Es muy bueno contar con las diferencias, convivir con gente que no piensa igual ni tiene los mismos gustos. Esta variedad enriquece. Ninguno de nosotros puede pensar que es el prototipo, el molde perfecto. Dios, en su infinita sabiduría nos ha hecho muy diversos. Ha creado a la mujer y al varón complementarios, unos más fuertes, otros más listos, un collage espléndido de colores. Nadie está de sobra en este mundo, todos lo enriquecemos.
La unicidad solo se da en Dios, que es el origen de la diversidad. Los demás somos reflejos, facetas que emitimos destellos y colores diversos, notas de la gran sinfonía de la creación. Nadie puede decir quién es más importante o necesario. No somos el director de la fábrica que hace niños en la novela citada, no somos dioses.

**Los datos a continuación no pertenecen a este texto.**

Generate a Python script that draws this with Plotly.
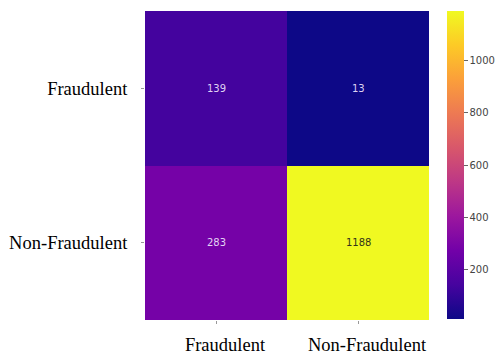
import plotly.graph_objects as go

categories = ["Fraudulent", "Non-Fraudulent"]
values = [[139, 13], [283, 1188]]
cbar_ticks = [200, 400, 600, 800, 1000]

W, H = 495, 356
x0, x1 = 145, 429
y0, y1 = 11, 320

zmin = min(min(r) for r in values)
zmax = max(max(r) for r in values)

fig = go.Figure()
fig.add_trace(go.Heatmap(
    z=values, x=categories, y=categories,
    colorscale="Plasma", zmin=zmin, zmax=zmax,
    showscale=True,
    colorbar=dict(
        x=447 / W, xanchor="left", xpad=0, ypad=0,
        y=1 - (y0 + 308 / 2) / H, yanchor="middle",
        lenmode="pixels", len=308, thickness=17,
        outlinewidth=0,
        tickvals=cbar_ticks, ticks="outside", ticklen=4, tickcolor="#666",
        tickfont=dict(family="DejaVu Sans", size=10, color="#444"),
    ),
    hoverinfo="skip",
))

for i, row in enumerate(values):
    for j, v in enumerate(row):
        frac = (v - zmin) / (zmax - zmin)
        fig.add_annotation(
            x=categories[j], y=categories[i], text=str(v), showarrow=False,
            font=dict(family="DejaVu Sans", size=10,
                      color="#333318" if frac > 0.6 else "rgba(235,225,250,0.95)"),
        )

fig.update_layout(
    width=W, height=H, margin=dict(l=0, r=0, t=0, b=0, autoexpand=False),
    paper_bgcolor="white", plot_bgcolor="white",
    xaxis=dict(domain=[x0 / W, x1 / W], showgrid=False, zeroline=False,
               automargin=False,
               ticks="outside", ticklen=3, tickcolor="#999",
               tickfont=dict(family="Liberation Serif", size=18.5, color="black"),
               ticklabelstandoff=5, ticklabelshift=9),
    yaxis=dict(domain=[1 - y1 / H, 1 - y0 / H], autorange="reversed",
               showgrid=False, zeroline=False, automargin=False,
               ticks="outside", ticklen=3, tickcolor="#999",
               tickfont=dict(family="Liberation Serif", size=18.5, color="black"),
               ticklabelstandoff=10),
)

fig.write_html("out.html")
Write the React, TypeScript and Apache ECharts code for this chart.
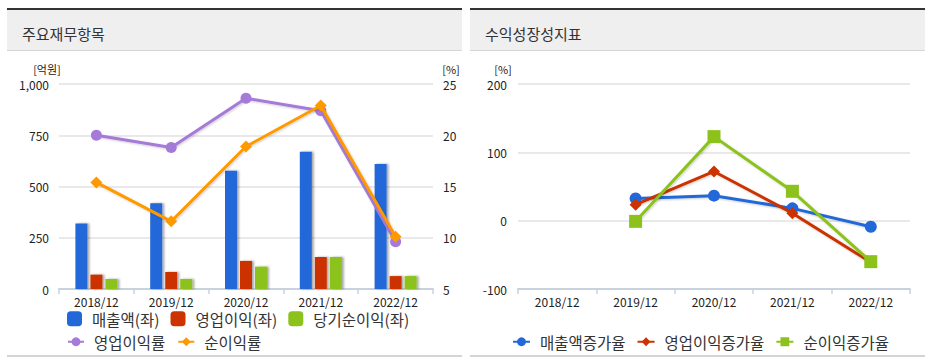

No podemos decir qué vida no es valiosa, defectuosa y eliminarla.
En la parábola de los contratados a la viña hay cinco llamadas a los trabajadores; el dueño les paga a todos un denario: el jornal suficiente para mantener una familia. Unos trabajan más horas que otros, pero pueden sacar su hogar adelante. Esto provoca comparaciones y envidias. El amo les dice: “Amigo, no te hago ninguna injusticia… ¿Es que no puedo hacer lo que quiera en mis asuntos? ¿O vas a tener tú envidia porque yo soy bueno?”. Lo importante es que todos tengan la oportunidad de trabajar, que se les trate con dignidad, que alcancen su fin. El denario para todos nos habla del cielo, de la felicidad eterna a la que aspiramos.
Es curioso que se hable de respeto a las minorías, de derechos y luego se quiere formar y educar según el férreo molde de la ideología imperante. Que todos salgan pensando lo mismo, haciendo lo mismo. Un caso paradigmático fue el de la Hermanitas de los Pobres a las que se las quería obligar a repartir anticonceptivos en sus instalaciones. Dentro de poco querrán que apliquen la eutanasia. Mark Rienzi decía al respecto: “no necesitan monjas para distribuir anticonceptivos; sí iniciativas religiosas para cuidar a los ancianos, sanar a los enfermos y alimentar a los hambrientos”.
En el ámbito familiar sería muy deseable un sano respeto al modo de ser de los demás y potenciar sus capacidades. Es mucho más eficaz ser descubridores de talentos que represores de defectos.